### WRITTEN INSTRUCTION
Every line of the listing must be reproduced as it stands. Leave the images behind.
*-*-*
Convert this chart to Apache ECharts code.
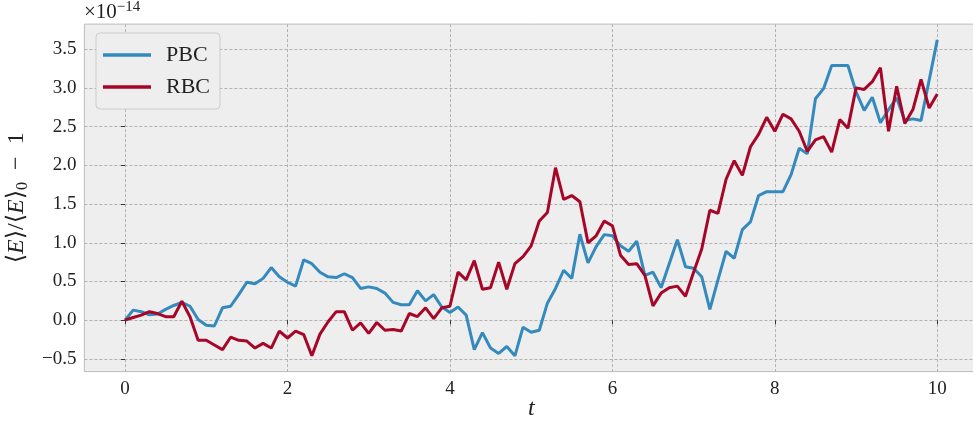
<!DOCTYPE html>
<html>
<head>
<meta charset="utf-8">
<script src="https://cdn.jsdelivr.net/npm/echarts@6/dist/echarts.min.js"></script>
<style>
  html, body { margin: 0; padding: 0; background: #fff; }
  #chart { width: 973px; height: 421px; }
</style>
</head>
<body>
<div id="chart"></div>
<script>
// time grid, t = 0 ... 10
var t = [
  0.0, 0.1, 0.2, 0.3, 0.4, 0.5, 0.6, 0.7, 0.8, 0.9,
  1.0, 1.1, 1.2, 1.3, 1.4, 1.5, 1.6, 1.7, 1.8, 1.9,
  2.0, 2.1, 2.2, 2.3, 2.4, 2.5, 2.6, 2.7, 2.8, 2.9,
  3.0, 3.1, 3.2, 3.3, 3.4, 3.5, 3.6, 3.7, 3.8, 3.9,
  4.0, 4.1, 4.2, 4.3, 4.4, 4.5, 4.6, 4.7, 4.8, 4.9,
  5.0, 5.1, 5.2, 5.3, 5.4, 5.5, 5.6, 5.7, 5.8, 5.9,
  6.0, 6.1, 6.2, 6.3, 6.4, 6.5, 6.6, 6.7, 6.8, 6.9,
  7.0, 7.1, 7.2, 7.3, 7.4, 7.5, 7.6, 7.7, 7.8, 7.9,
  8.0, 8.1, 8.2, 8.3, 8.4, 8.5, 8.6, 8.7, 8.8, 8.9,
  9.0, 9.1, 9.2, 9.3, 9.4, 9.5, 9.6, 9.7, 9.8, 9.9,
  10.0
]

// relative energy drift, in units of 1e-14
var pbc = [
  0, 0.13, 0.11, 0.07, 0.08, 0.14, 0.19, 0.23, 0.18, 0.01,
  -0.065, -0.075, 0.16, 0.18, 0.33, 0.49, 0.47, 0.54, 0.68, 0.56,
  0.49, 0.44, 0.78, 0.73, 0.62, 0.56, 0.55, 0.60, 0.55, 0.41,
  0.43, 0.41, 0.35, 0.23, 0.20, 0.20, 0.38, 0.25, 0.33, 0.17,
  0.10, 0.17, 0.065, -0.38, -0.16, -0.36, -0.43, -0.34, -0.46, -0.09,
  -0.155, -0.13, 0.22, 0.41, 0.645, 0.54, 1.11, 0.74, 0.95, 1.105,
  1.09, 0.96, 0.89, 1.02, 0.58, 0.62, 0.42, 0.73, 1.04, 0.69,
  0.67, 0.56, 0.14, 0.52, 0.89, 0.80, 1.17, 1.27, 1.61, 1.66,
  1.66, 1.66, 1.88, 2.22, 2.15, 2.86, 2.99, 3.29, 3.29, 3.29,
  2.95, 2.71, 2.88, 2.55, 2.72, 2.87, 2.58, 2.60, 2.58, 3.10,
  3.62
]

var rbc = [
  0, 0.035, 0.065, 0.11, 0.086, 0.045, 0.045, 0.245, 0.045, -0.26,
  -0.26, -0.32, -0.38, -0.22, -0.26, -0.27, -0.36, -0.30, -0.36, -0.14,
  -0.23, -0.14, -0.185, -0.46, -0.18, -0.02, 0.11, 0.11, -0.13, -0.035,
  -0.17, -0.03, -0.13, -0.12, -0.14, 0.086, 0.047, 0.16, 0.02, 0.16,
  0.18, 0.62, 0.52, 0.77, 0.40, 0.42, 0.75, 0.40, 0.73, 0.82,
  0.96, 1.28, 1.39, 1.97, 1.56, 1.61, 1.53, 1.00, 1.09, 1.28,
  1.22, 0.84, 0.72, 0.73, 0.58, 0.185, 0.35, 0.42, 0.44, 0.31,
  0.62, 0.92, 1.42, 1.38, 1.82, 2.06, 1.87, 2.24, 2.40, 2.62,
  2.44, 2.66, 2.60, 2.44, 2.18, 2.33, 2.37, 2.17, 2.59, 2.48,
  3.00, 2.98, 3.08, 3.26, 2.44, 3.02, 2.54, 2.72, 3.11, 2.74,
  2.92
]

var xTicks = [0, 2, 4, 6, 8, 10]
var yTicks = [-0.5, 0, 0.5, 1, 1.5, 2, 2.5, 3, 3.5]

var serif = '"Liberation Serif", "DejaVu Serif", serif'

function pairs (ys) {
  return t.map(function (v, i) { return [v, ys[i]] })
}

var chart = echarts.init(document.getElementById('chart'))

chart.setOption({
  animation: false,
  textStyle: { fontFamily: serif, color: '#222' },
  grid: {
    left: 84.4,
    right: -4.9,
    top: 24.1,
    bottom: 49.4,
    containLabel: false,
    outerBoundsMode: 'none',
    show: true,
    backgroundColor: '#eeeeee',
    borderColor: '#bcbcbc',
    borderWidth: 1
  },
  xAxis: {
    type: 'value',
    min: -0.5,
    max: 10.5,
    splitNumber: 5,
    axisLine: { show: false },
    axisTick: { show: true, customValues: xTicks, length: 4, inside: false, lineStyle: { color: '#333', width: 1 } },
    axisLabel: {
      customValues: xTicks,
      margin: 8,
      fontFamily: serif,
      fontSize: 19,
      color: '#222'
    },
    splitLine: { show: true, lineStyle: { color: '#b2b2b2', type: [3, 2], width: 1 } }
  },
  yAxis: {
    type: 'value',
    min: -0.664,
    max: 3.824,
    splitNumber: 9,
    name: '{n|⟨}{i|E}{n|⟩/⟨}{i|E}{n|⟩}{s|0}{n|  −  1}',
    nameLocation: 'middle',
    nameGap: 52,
    nameTextStyle: {
      fontFamily: serif,
      fontSize: 24,
      color: '#222',
      rich: {
        n: { fontFamily: serif, fontSize: 24, color: '#222' },
        i: { fontFamily: serif, fontSize: 24, fontStyle: 'italic', color: '#222' },
        s: { fontFamily: serif, fontSize: 16, color: '#222', padding: [12, 0, 0, 0] }
      }
    },
    axisLine: { show: false },
    axisTick: { show: true, customValues: yTicks, length: 4, inside: false, lineStyle: { color: '#333', width: 1 } },
    axisLabel: {
      customValues: yTicks,
      margin: 8,
      fontFamily: serif,
      fontSize: 19,
      color: '#222',
      formatter: function (v) {
        var s = v.toFixed(1)
        return v < 0 ? '−' + s.slice(1) : s
      }
    },
    splitLine: { show: true, lineStyle: { color: '#b2b2b2', type: [3, 2], width: 1 } }
  },
  legend: {
    orient: 'vertical',
    left: 96,
    top: 33,
    padding: [11, 10, 11, 7],
    itemGap: 10,
    itemWidth: 48,
    itemHeight: 3.5,
    icon: 'rect',
    backgroundColor: '#eeeeee',
    borderColor: '#cccccc',
    borderWidth: 1,
    borderRadius: 4,
    textStyle: { fontFamily: serif, fontSize: 22, color: '#222', padding: [0, 0, 0, 10] },
    data: ['PBC', 'RBC']
  },
  graphic: [
    {
      type: 'text',
      left: 84,
      top: 0,
      style: {
        text: '×10{sup|−14}',
        fontFamily: serif,
        fontSize: 21,
        fill: '#222',
        rich: {
          sup: { fontFamily: serif, fontSize: 15, fill: '#222', padding: [0, 0, 10, 0] }
        }
      }
    },
    {
      type: 'text',
      left: 528,
      top: 397,
      style: {
        text: 't',
        fontFamily: serif,
        fontSize: 24,
        fontStyle: 'italic',
        fill: '#222'
      }
    }
  ],
  series: [
    {
      name: 'PBC',
      type: 'line',
      data: pairs(pbc),
      showSymbol: false,
      clip: false,
      color: '#348ABD',
      lineStyle: { width: 3, color: '#348ABD' }
    },
    {
      name: 'RBC',
      type: 'line',
      data: pairs(rbc),
      showSymbol: false,
      clip: false,
      color: '#A60628',
      lineStyle: { width: 3, color: '#A60628' }
    }
  ]
})
</script>
</body>
</html>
*-*-*
### TASK RESPONSE
Convert this chart to Apache ECharts code.
<!DOCTYPE html>
<html>
<head>
<meta charset="utf-8">
<script src="https://cdn.jsdelivr.net/npm/echarts@6/dist/echarts.min.js"></script>
<style>
  html, body { margin: 0; padding: 0; background: #fff; }
  #chart { width: 973px; height: 421px; }
</style>
</head>
<body>
<div id="chart"></div>
<script>
// time grid, t = 0 ... 10
var t = [
  0.0, 0.1, 0.2, 0.3, 0.4, 0.5, 0.6, 0.7, 0.8, 0.9,
  1.0, 1.1, 1.2, 1.3, 1.4, 1.5, 1.6, 1.7, 1.8, 1.9,
  2.0, 2.1, 2.2, 2.3, 2.4, 2.5, 2.6, 2.7, 2.8, 2.9,
  3.0, 3.1, 3.2, 3.3, 3.4, 3.5, 3.6, 3.7, 3.8, 3.9,
  4.0, 4.1, 4.2, 4.3, 4.4, 4.5, 4.6, 4.7, 4.8, 4.9,
  5.0, 5.1, 5.2, 5.3, 5.4, 5.5, 5.6, 5.7, 5.8, 5.9,
  6.0, 6.1, 6.2, 6.3, 6.4, 6.5, 6.6, 6.7, 6.8, 6.9,
  7.0, 7.1, 7.2, 7.3, 7.4, 7.5, 7.6, 7.7, 7.8, 7.9,
  8.0, 8.1, 8.2, 8.3, 8.4, 8.5, 8.6, 8.7, 8.8, 8.9,
  9.0, 9.1, 9.2, 9.3, 9.4, 9.5, 9.6, 9.7, 9.8, 9.9,
  10.0
]

// relative energy drift, in units of 1e-14
var pbc = [
  0, 0.13, 0.11, 0.07, 0.08, 0.14, 0.19, 0.23, 0.18, 0.01,
  -0.065, -0.075, 0.16, 0.18, 0.33, 0.49, 0.47, 0.54, 0.68, 0.56,
  0.49, 0.44, 0.78, 0.73, 0.62, 0.56, 0.55, 0.60, 0.55, 0.41,
  0.43, 0.41, 0.35, 0.23, 0.20, 0.20, 0.38, 0.25, 0.33, 0.17,
  0.10, 0.17, 0.065, -0.38, -0.16, -0.36, -0.43, -0.34, -0.46, -0.09,
  -0.155, -0.13, 0.22, 0.41, 0.645, 0.54, 1.11, 0.74, 0.95, 1.105,
  1.09, 0.96, 0.89, 1.02, 0.58, 0.62, 0.42, 0.73, 1.04, 0.69,
  0.67, 0.56, 0.14, 0.52, 0.89, 0.80, 1.17, 1.27, 1.61, 1.66,
  1.66, 1.66, 1.88, 2.22, 2.15, 2.86, 2.99, 3.29, 3.29, 3.29,
  2.95, 2.71, 2.88, 2.55, 2.72, 2.87, 2.58, 2.60, 2.58, 3.10,
  3.62
]

var rbc = [
  0, 0.035, 0.065, 0.11, 0.086, 0.045, 0.045, 0.245, 0.045, -0.26,
  -0.26, -0.32, -0.38, -0.22, -0.26, -0.27, -0.36, -0.30, -0.36, -0.14,
  -0.23, -0.14, -0.185, -0.46, -0.18, -0.02, 0.11, 0.11, -0.13, -0.035,
  -0.17, -0.03, -0.13, -0.12, -0.14, 0.086, 0.047, 0.16, 0.02, 0.16,
  0.18, 0.62, 0.52, 0.77, 0.40, 0.42, 0.75, 0.40, 0.73, 0.82,
  0.96, 1.28, 1.39, 1.97, 1.56, 1.61, 1.53, 1.00, 1.09, 1.28,
  1.22, 0.84, 0.72, 0.73, 0.58, 0.185, 0.35, 0.42, 0.44, 0.31,
  0.62, 0.92, 1.42, 1.38, 1.82, 2.06, 1.87, 2.24, 2.40, 2.62,
  2.44, 2.66, 2.60, 2.44, 2.18, 2.33, 2.37, 2.17, 2.59, 2.48,
  3.00, 2.98, 3.08, 3.26, 2.44, 3.02, 2.54, 2.72, 3.11, 2.74,
  2.92
]

var xTicks = [0, 2, 4, 6, 8, 10]
var yTicks = [-0.5, 0, 0.5, 1, 1.5, 2, 2.5, 3, 3.5]

var serif = '"Liberation Serif", "DejaVu Serif", serif'

function pairs (ys) {
  return t.map(function (v, i) { return [v, ys[i]] })
}

var chart = echarts.init(document.getElementById('chart'))

chart.setOption({
  animation: false,
  textStyle: { fontFamily: serif, color: '#222' },
  grid: {
    left: 84.4,
    right: -4.9,
    top: 24.1,
    bottom: 49.4,
    containLabel: false,
    outerBoundsMode: 'none',
    show: true,
    backgroundColor: '#eeeeee',
    borderColor: '#bcbcbc',
    borderWidth: 1
  },
  xAxis: {
    type: 'value',
    min: -0.5,
    max: 10.5,
    splitNumber: 5,
    axisLine: { show: false },
    axisTick: { show: true, customValues: xTicks, length: 4, inside: false, lineStyle: { color: '#333', width: 1 } },
    axisLabel: {
      customValues: xTicks,
      margin: 8,
      fontFamily: serif,
      fontSize: 19,
      color: '#222'
    },
    splitLine: { show: true, lineStyle: { color: '#b2b2b2', type: [3, 2], width: 1 } }
  },
  yAxis: {
    type: 'value',
    min: -0.664,
    max: 3.824,
    splitNumber: 9,
    name: '{n|⟨}{i|E}{n|⟩/⟨}{i|E}{n|⟩}{s|0}{n|  −  1}',
    nameLocation: 'middle',
    nameGap: 52,
    nameTextStyle: {
      fontFamily: serif,
      fontSize: 24,
      color: '#222',
      rich: {
        n: { fontFamily: serif, fontSize: 24, color: '#222' },
        i: { fontFamily: serif, fontSize: 24, fontStyle: 'italic', color: '#222' },
        s: { fontFamily: serif, fontSize: 16, color: '#222', padding: [12, 0, 0, 0] }
      }
    },
    axisLine: { show: false },
    axisTick: { show: true, customValues: yTicks, length: 4, inside: false, lineStyle: { color: '#333', width: 1 } },
    axisLabel: {
      customValues: yTicks,
      margin: 8,
      fontFamily: serif,
      fontSize: 19,
      color: '#222',
      formatter: function (v) {
        var s = v.toFixed(1)
        return v < 0 ? '−' + s.slice(1) : s
      }
    },
    splitLine: { show: true, lineStyle: { color: '#b2b2b2', type: [3, 2], width: 1 } }
  },
  legend: {
    orient: 'vertical',
    left: 96,
    top: 33,
    padding: [11, 10, 11, 7],
    itemGap: 10,
    itemWidth: 48,
    itemHeight: 3.5,
    icon: 'rect',
    backgroundColor: '#eeeeee',
    borderColor: '#cccccc',
    borderWidth: 1,
    borderRadius: 4,
    textStyle: { fontFamily: serif, fontSize: 22, color: '#222', padding: [0, 0, 0, 10] },
    data: ['PBC', 'RBC']
  },
  graphic: [
    {
      type: 'text',
      left: 84,
      top: 0,
      style: {
        text: '×10{sup|−14}',
        fontFamily: serif,
        fontSize: 21,
        fill: '#222',
        rich: {
          sup: { fontFamily: serif, fontSize: 15, fill: '#222', padding: [0, 0, 10, 0] }
        }
      }
    },
    {
      type: 'text',
      left: 528,
      top: 397,
      style: {
        text: 't',
        fontFamily: serif,
        fontSize: 24,
        fontStyle: 'italic',
        fill: '#222'
      }
    }
  ],
  series: [
    {
      name: 'PBC',
      type: 'line',
      data: pairs(pbc),
      showSymbol: false,
      clip: false,
      color: '#348ABD',
      lineStyle: { width: 3, color: '#348ABD' }
    },
    {
      name: 'RBC',
      type: 'line',
      data: pairs(rbc),
      showSymbol: false,
      clip: false,
      color: '#A60628',
      lineStyle: { width: 3, color: '#A60628' }
    }
  ]
})
</script>
</body>
</html>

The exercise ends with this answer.